Question

In the following find the equation of the circle with centre (-a, -b) and radius $\sqrt{a^{2}-b^{2}}$.

Answer 1

here is answer take the following step( s) into consideration !!

r = √a² - b²

√a²- b²= √ a²+ b² - c

c = 2b ²

so , general equation of circle give by

x ²+ y² + 2gx + 2fy +2b²

so we have point => ( -a ,- b )

x² + y² -2g -2f + 2b² = 0

hope it help you !!

thanks!!

Answer 2

Answer:

$x^{2}+y^{2} +2ax +2by+2b^{2} =0$

Step-by-step explanation:

To find the equation of the circle with center (-a,-b) and radius $\sqrt{a^{2}-b^{2}}$

$(x-m)^{2} +(y-n)^{2} =r^{2}$ centre at (m,n) and radius is r.

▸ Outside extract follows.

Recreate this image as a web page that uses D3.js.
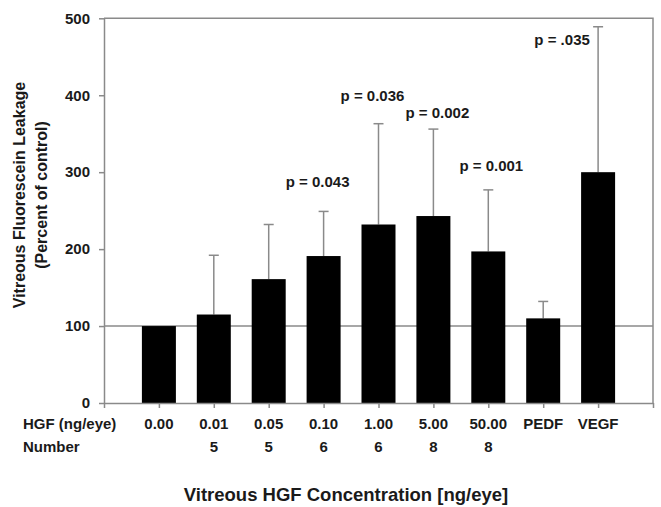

Now put the given values of centre and radius in standard equation

$\\ (x+a)^{2} +(y+b)^{2} =(\sqrt{a^{2}-b^{2}})^{2}\\ \\ \\ x^{2}+a^{2} +2ax+y^{2} +b^{2}+2by=a^{2}-b^{2}\\ \\ \\ x^{2}+y^{2}+2ax +2by+2b^{2} =0$

is the euation of the circle having centre at (-a,-b) and radius is $\sqrt{a^{2}-b^{2}}$.